Please tell us a bit about yourself.
I weighed 7 lbs. at birth and… Oh. You mean my writing self, don’t you! <G> Well, I cut my writing teeth on articles, starting way back in the late 80s. Between then and 1994 (when my first novel was released), I wrote slightly more than 2,000 feature stories for publications like Washington Post, Baltimore Business Journal, Baltimore Sun, Richmond Times Dispatch, Woman’s World, Redbook, Warfield’s, Regardies, and a slew of others. It was good training, as it turned out, because it taught me how to “show not tell” (the cardinal rule of fiction).
On a more personal note, I’m joyfully married to my real-life hero and best friend, and we were blessed with two beautiful and amazing daughters, who blessed us even more with 7 grandkids…all of whom are the smartest, cutest, best-behaved young’uns, ever!
What is your favorite Bible verse (translation please)? Why?
1 Corinthians 10:13 has long been my go-to verse. “…God is faithful, and he will not let you be tempted beyond your strength, but with the temptation will also provide a way of escape, that you may be able to endure it.” (Revised Standard Version/Cokesbury)
Life being what it is—filled with an overabundance of surprises (not all of them pleasant!)—would overwhelm even the most robustly spirit-filled of us, if not for His merciful promise to provide exactly what we need, precisely when we need it.
How did you come up with the concept for Honor Redeemed?
Second in the First Responders series, the idea for Honor Redeemed was born of my deep admiration for first responders, whether their uniforms bear emblems of the nation’s police and fire departments, EMTs, or our esteemed military.
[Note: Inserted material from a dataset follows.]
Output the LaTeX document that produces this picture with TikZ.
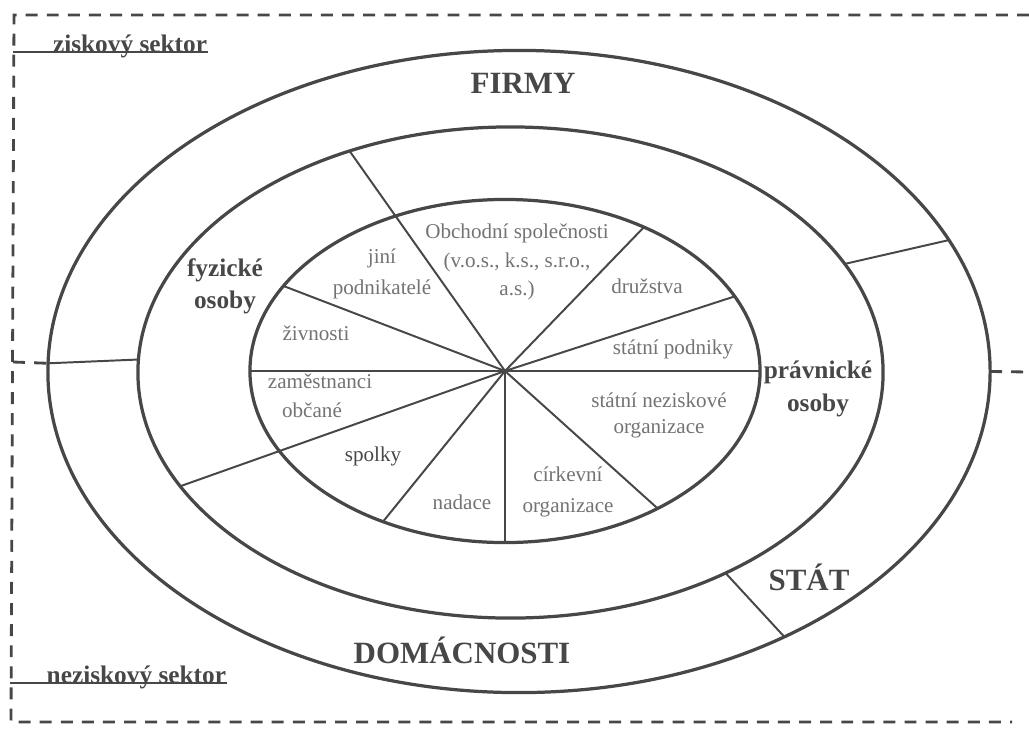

While researching these brave men and women for the first book in the series (From Ashes to Honor), I discovered Susannah Charleson’s magnificent book, Scent of the Missing, and found myself adding yet another hero-type to my First Responders I Admire list: Rescue dogs. It’s no surprise, then, to hear that Honor Mackenzie, the heroine in Honor Redeemed, trains rescue dogs!
How do you get the insights to develop the story From Ashes to Honor?
I spent considerable time with firefighters, policemen, paramedics, and soldiers who routinely put their lives on the line to save their fellow citizens. The more I learned about them, the more I admired and respected them, partly because it became abundantly clear that their career choices were made because helping and protecting isn’t just a job for them, but a part of who they are.
It seemed a natural progression…going from police officer Austin Finley (who became a paramedic following 9/11) to search and rescue personnel. And from search and rescue to those who minister to first responders, like Dusty Parker, the hero in book three, A Man to Honor.